Editor’s note: This month China Partnership invites you to pray with us for discipleship in Chinese churches. As we focus on discipleship, we share this update on the situation of the Chinese house church over the last several years. Despite rising pressure, God’s command to “go and make disciples” still stands, and he continues to build and grow his church amidst the storms of culture and politics.
Yang Mingdao is the collective pseudonym for Chinese staff within China Partnership. This lecture has been edited and condensed for clarity and length. Check back later this week to hear more about how the Chinese church respond to their new and challenging circumstances.
God’s people still are faithfully marching forward. God is doing a great work in China, and we can learn from how they respond to the current Chinese situation.
Before our Lord ascended, he gave marching orders—the Great Commission—to the disciples. He said: “Go therefore and make disciples of all nations, baptizing them in the name of the Father and of the Son and of the Holy Spirit, teaching them to observe all that I have commanded you. And behold, I am with you always, to the end of the age.” These two verses are the picture in my mind, because that is exactly what I am seeing the churches in China doing. The marching orders from the Lord are given, and they are faithfully implementing their orders in all circumstances. God has been with them.
What is God doing in China? To understand the Chinese church’s situation, to comprehend and appreciate what China is experiencing and how God is working, you have to look to the past 170 years. China is a tale of two kingdoms. One kingdom is a two-thousand-year-old Confucian empire, powerful and huge in the Far East. But since the middle of the nineteenth century when China encountered Western Civilization, China has been through mass social and economic change. This started with war and revolution. Since the ancient Eastern empire encountered modernity, the modernization process is still ongoing. All the conflict we are seeing now with China is in the context of this modernization.
There is a huge moral vacancy and cultural crisis in China: what do people believe? What is morality? Confucianism was the core, but that was wiped out and replaced by atheism for seventy years. Then atheism crashed. What is identity? What is human dignity? These are huge challenges in China.
Christianity is still crossing into the Chinese culture, trying to become the Chinese people’s own faith. Even though there are many who have been Christians and have called it their own faith, the large majority of Chinese people have not been Christian. Over the past 170 years, persecution, pressure, and harassment are the norm for Christians and churches. This is not special. In this cross-cultural process and under persecution, God is raising up his people and advancing his kingdom in China. That is what is going on in China. Gospel-centered churches are maturing and being planted all across China.
Currently, there is personal religious freedom for individuals. Unlike twenty years ago, nowadays you are free to believe anything: Christianity, Islam, Buddhism, or Daoism. The government is not pushing Communist or atheist ideology nationwide. It is a different day. However, there is no organized religious and community freedom. If you want to organize people into a church, you have to register under a certain government sect. You have to bow down and show your loyalty to the government. Then you are licensed to worship; otherwise, you have no freedom.
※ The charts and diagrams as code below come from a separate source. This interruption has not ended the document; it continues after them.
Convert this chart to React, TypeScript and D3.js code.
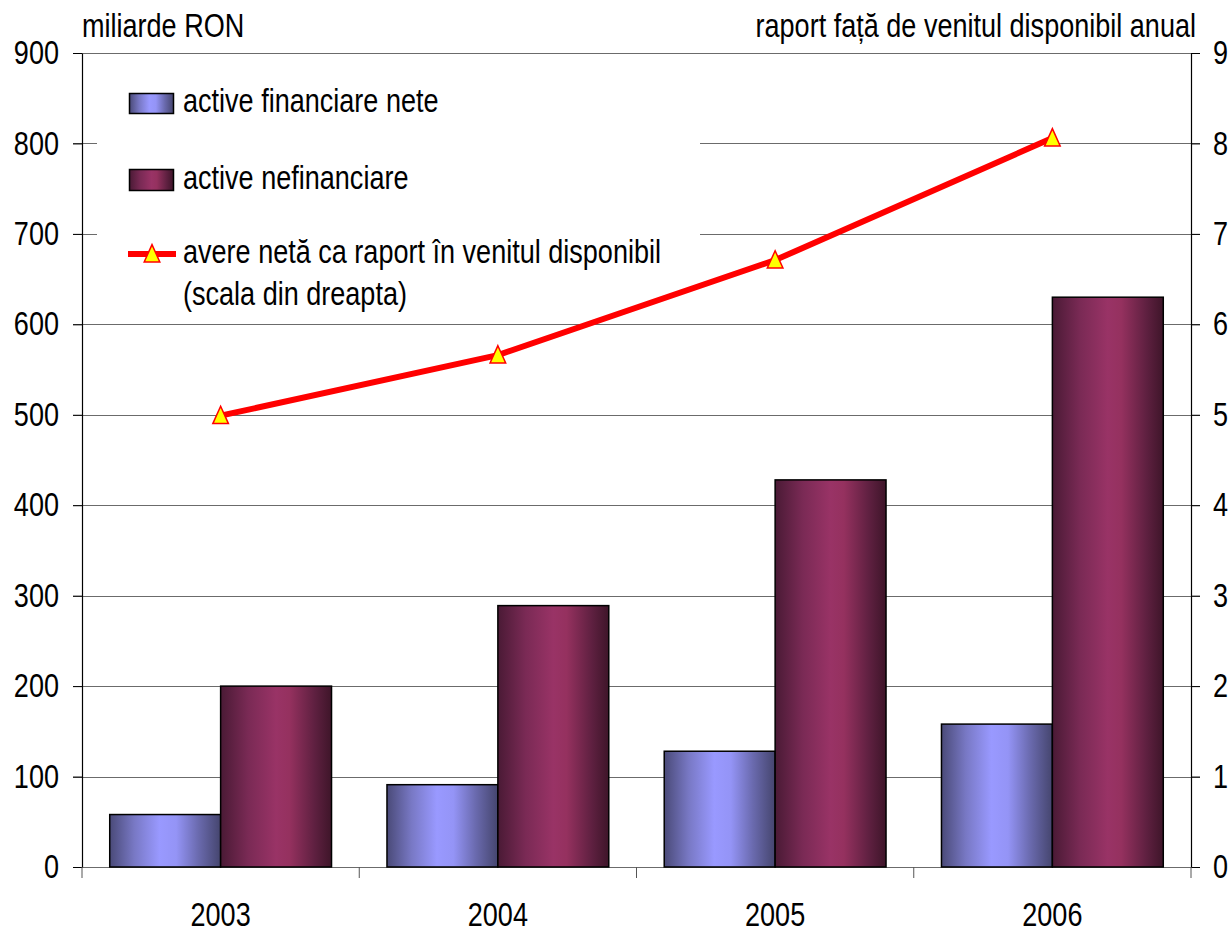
import React, { useEffect, useRef } from "react";
import * as d3 from "d3";

const years = ["2003", "2004", "2005", "2006"];
const activeFinanciare = [58, 91, 128, 158];
const activeNefinanciare = [200, 289, 428, 630];
const avereRaport = [4.99, 5.66, 6.71, 8.06];
const leftTicks = [0, 100, 200, 300, 400, 500, 600, 700, 800, 900];
const rightTicks = [0, 1, 2, 3, 4, 5, 6, 7, 8, 9];

const seriesNames = ["active financiare nete", "active nefinanciare"];
const lineName = ["avere netă ca raport în venitul disponibil", "(scala din dreapta)"];

// Arial Narrow is not available, so Liberation Sans is squeezed horizontally
const FONT = "'Liberation Sans', Arial, sans-serif";
const NARROW = 0.82;

const App = () => {
  const ref = useRef<SVGSVGElement>(null);

  useEffect(() => {
    const width = 1231;
    const height = 933;
    const left = 82;
    const right = 1191;
    const top = 53;
    const bottom = 867;

    const svg = d3.select(ref.current).attr("width", width).attr("height", height);
    svg.selectAll("*").remove();

    const defs = svg.append("defs");
    const grad = (id: string, stops: [number, string][]) => {
      const g = defs.append("linearGradient").attr("id", id).attr("x1", "0").attr("x2", "1").attr("y1", "0").attr("y2", "0");
      stops.forEach(([o, c]) => g.append("stop").attr("offset", o).attr("stop-color", c));
    };
    grad("gBlue", [
      [0, "#4a4a78"],
      [0.22, "#7878c4"],
      [0.45, "#9999ff"],
      [0.6, "#9494f6"],
      [0.8, "#6a6aae"],
      [1, "#45456e"],
    ]);
    grad("gPurple", [
      [0, "#4a1a35"],
      [0.25, "#7a2a55"],
      [0.5, "#993366"],
      [0.62, "#95315f"],
      [0.85, "#5e2040"],
      [1, "#3e1529"],
    ]);

    // squeeze a text around its own x anchor
    const narrow = (sel: any) =>
      sel.attr("transform", function (this: SVGTextElement) {
        const x0 = +(this.getAttribute("x") || 0);
        return `translate(${x0},0) scale(${NARROW},1) translate(${-x0},0)`;
      });

    const x = d3.scaleBand().domain(years).range([left, right]).paddingInner(0).paddingOuter(0);
    const x1 = d3.scaleBand().domain(["fin", "nefin"]).range([0, x.bandwidth()]).paddingInner(0).paddingOuter(0.25);
    const yL = d3.scaleLinear().domain([0, 900]).range([bottom, top]);
    const yR = d3.scaleLinear().domain([0, 9]).range([bottom, top]);

    // gridlines
    svg.append("g")
      .selectAll("line")
      .data(leftTicks)
      .join("line")
      .attr("x1", left - 9)
      .attr("x2", right + 9)
      .attr("y1", (d) => Math.round(yL(d)) + 0.5)
      .attr("y2", (d) => Math.round(yL(d)) + 0.5)
      .attr("stroke", "#6b6b6b")
      .attr("stroke-width", 1);

    // bars
    const data = years.map((yr, i) => ({ yr, fin: activeFinanciare[i], nefin: activeNefinanciare[i] }));
    const groups = svg.append("g")
      .selectAll("g")
      .data(data)
      .join("g")
      .attr("transform", (d) => `translate(${x(d.yr)},0)`);
    groups.selectAll("rect")
      .data((d) => [
        { key: "fin", v: d.fin },
        { key: "nefin", v: d.nefin },
      ])
      .join("rect")
      .attr("x", (d) => x1(d.key)!)
      .attr("width", x1.bandwidth())
      .attr("y", (d) => yL(d.v))
      .attr("height", (d) => yL(0) - yL(d.v))
      .attr("fill", (d) => (d.key === "fin" ? "url(#gBlue)" : "url(#gPurple)"))
      .attr("stroke", "#000")
      .attr("stroke-width", 1.5);

    // axes
    const yAxisL = d3.axisLeft(yL).tickValues(leftTicks).tickSize(9).tickSizeOuter(0).tickPadding(14);
    const gL = svg.append("g").attr("transform", `translate(${left},0)`).call(yAxisL);
    const yAxisR = d3.axisRight(yR).tickValues(rightTicks).tickSize(9).tickSizeOuter(0).tickPadding(13);
    const gR = svg.append("g").attr("transform", `translate(${right},0)`).call(yAxisR);
    const xAxis = d3.axisBottom(x).tickSize(0).tickPadding(36);
    const gX = svg.append("g").attr("transform", `translate(0,${bottom})`).call(xAxis);
    gX.select(".domain").remove();

    // category boundary ticks
    svg.append("g")
      .selectAll("line")
      .data(years.concat(["end"]))
      .join("line")
      .attr("x1", (d) => (d === "end" ? right : x(d)!))
      .attr("x2", (d) => (d === "end" ? right : x(d)!))
      .attr("y1", bottom)
      .attr("y2", bottom + 11)
      .attr("stroke", "#555");

    [gL, gR, gX].forEach((g) => {
      g.selectAll("text").attr("font-family", FONT).attr("font-size", 33).attr("fill", "#000");
      g.selectAll(".domain").attr("stroke", "#000").attr("stroke-width", 1.2);
      g.selectAll(".tick line").attr("stroke", "#000");
      narrow(g.selectAll("text"));
    });
    gX.selectAll("text").attr("dy", "0.71em");

    // legend box
    const lg = svg.append("g");
    lg.append("rect").attr("x", 97).attr("y", 60).attr("width", 603).attr("height", 258).attr("fill", "#fff");

    // line series
    const pts = years.map((yr, i) => [x(yr)! + x.bandwidth() / 2, yR(avereRaport[i])] as [number, number]);
    svg.append("path")
      .attr("d", d3.line()(pts))
      .attr("fill", "none")
      .attr("stroke", "#ff0000")
      .attr("stroke-width", 6)
      .attr("stroke-linejoin", "round");
    const triType = {
      draw(ctx: any, size: number) {
        const w = Math.sqrt(size) * 0.9;
        const h = Math.sqrt(size);
        ctx.moveTo(0, -h * 0.6);
        ctx.lineTo(w / 2, h * 0.4);
        ctx.lineTo(-w / 2, h * 0.4);
        ctx.closePath();
      },
    };
    const tri = d3.symbol().type(triType as any).size(300);
    svg.append("g")
      .selectAll("path")
      .data(pts)
      .join("path")
      .attr("d", tri)
      .attr("transform", (d) => `translate(${d[0]},${d[1] + 1})`)
      .attr("fill", "#ffff00")
      .attr("stroke", "#ff0000")
      .attr("stroke-width", 1.5);

    // legend entries
    lg.append("rect").attr("x", 129.5).attr("y", 93.5).attr("width", 44).attr("height", 20)
      .attr("fill", "url(#gBlue)").attr("stroke", "#000").attr("stroke-width", 1.5);
    lg.append("rect").attr("x", 129.5).attr("y", 169.5).attr("width", 44).attr("height", 21)
      .attr("fill", "url(#gPurple)").attr("stroke", "#000").attr("stroke-width", 1.5);
    lg.append("line").attr("x1", 128).attr("x2", 176).attr("y1", 254).attr("y2", 254)
      .attr("stroke", "#ff0000").attr("stroke-width", 6);
    lg.append("path").attr("d", tri).attr("transform", "translate(152,255)")
      .attr("fill", "#ffff00").attr("stroke", "#ff0000").attr("stroke-width", 1.5);

    const legendText = [
      { t: seriesNames[0], y: 112 },
      { t: seriesNames[1], y: 189 },
      { t: lineName[0], y: 263 },
      { t: lineName[1], y: 305 },
    ];
    narrow(
      lg.selectAll("text.lt")
        .data(legendText)
        .join("text")
        .attr("class", "lt")
        .attr("x", 183)
        .attr("y", (d: any) => d.y)
        .attr("font-family", FONT)
        .attr("font-size", 33)
        .text((d: any) => d.t)
    );

    // axis titles
    narrow(svg.append("text").attr("x", 82).attr("y", 37).attr("font-family", FONT).attr("font-size", 33)
      .text("miliarde RON"));
    narrow(svg.append("text").attr("x", 1196).attr("y", 37).attr("text-anchor", "end").attr("font-family", FONT)
      .attr("font-size", 33).text("raport față de venitul disponibil anual"));
  }, []);

  return (
    <div style={{ position: "absolute", left: 0, top: 0, background: "#fff" }}>
      <svg ref={ref} style={{ display: "block" }}></svg>
    </div>
  );
};

export default App;
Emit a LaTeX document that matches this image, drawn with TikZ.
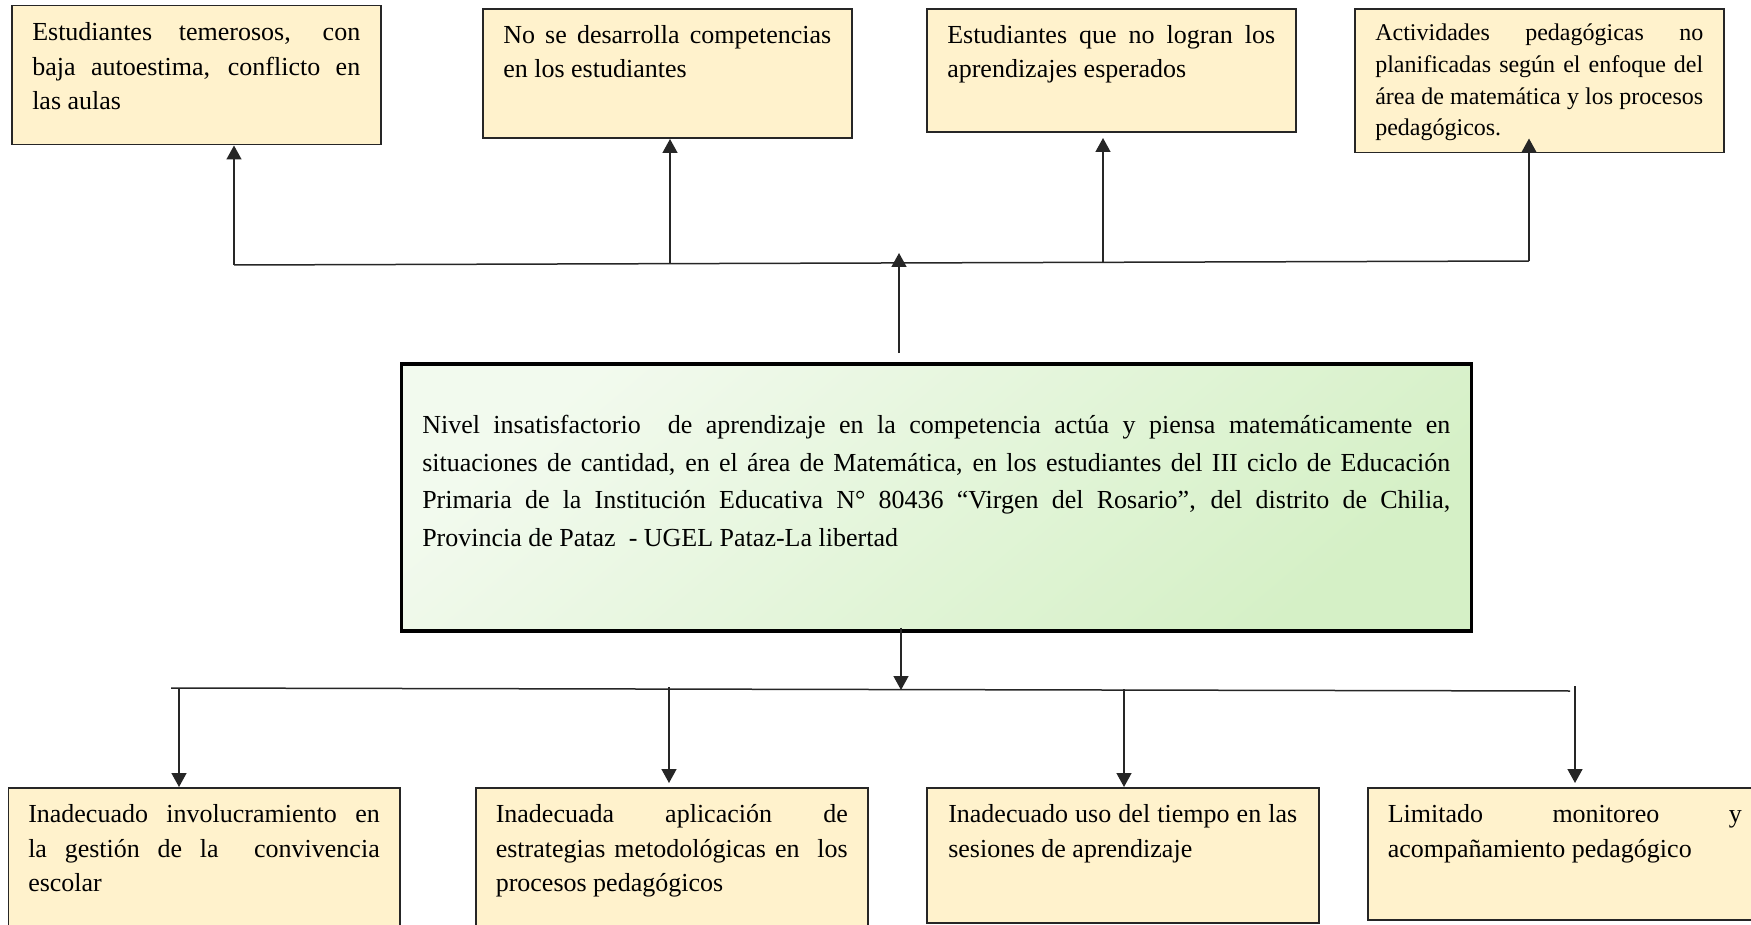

This comes at a cost to a lot of unregistered churches. Unregistered churches say they cannot do this, because they cannot support the government’s socialist values. Christ is their king. They are, for this reason, persecuted—especially in the past seven years, under the new regime. There has been increasing pressure, harassment, and persecution since the middle of 2018. Church leaders are under great pressure. They are asked to stop worship and their church community, or to join the government-endorsed, registered church. That would mean they bow down and give their loyalty to socialist values.
Church members face different pressures. They are asked by their bosses and their communities to stop going to the unregistered church, but to go to the official church. If they do not, there are different kinds of harassment. The first layer is, the government might terminate utilities, water, electricity, and gas for the Sunday worship place. They could also do this for individual people’s houses. This is common and normal; people may have no gas and no heat, even in the winter. The government also tries to pressure the landlord to push the churches out of their rental space for Sunday worship. If a landlord allows anyone to rent their space for Sunday worship, nowadays there is a fine for about $30,000.
If individual believers continue to go to an unregistered church, their landlord might be pressed and kick them out of their rental apartment. We have cases where, in wintertime, these Christians do not have anywhere to stay. The government can ask someone’s employer to stop their employment, because the state controls everything and everyone. They might put glue in the keyhole of your house, so you have to call a locksmith. There are all kinds of harassment of churches and church members. The last layer is jail: sometimes for a few hours, a few days, or a few weeks. The most extreme cases are for pastors; Pastor Wang Yi has been sentenced for nine years.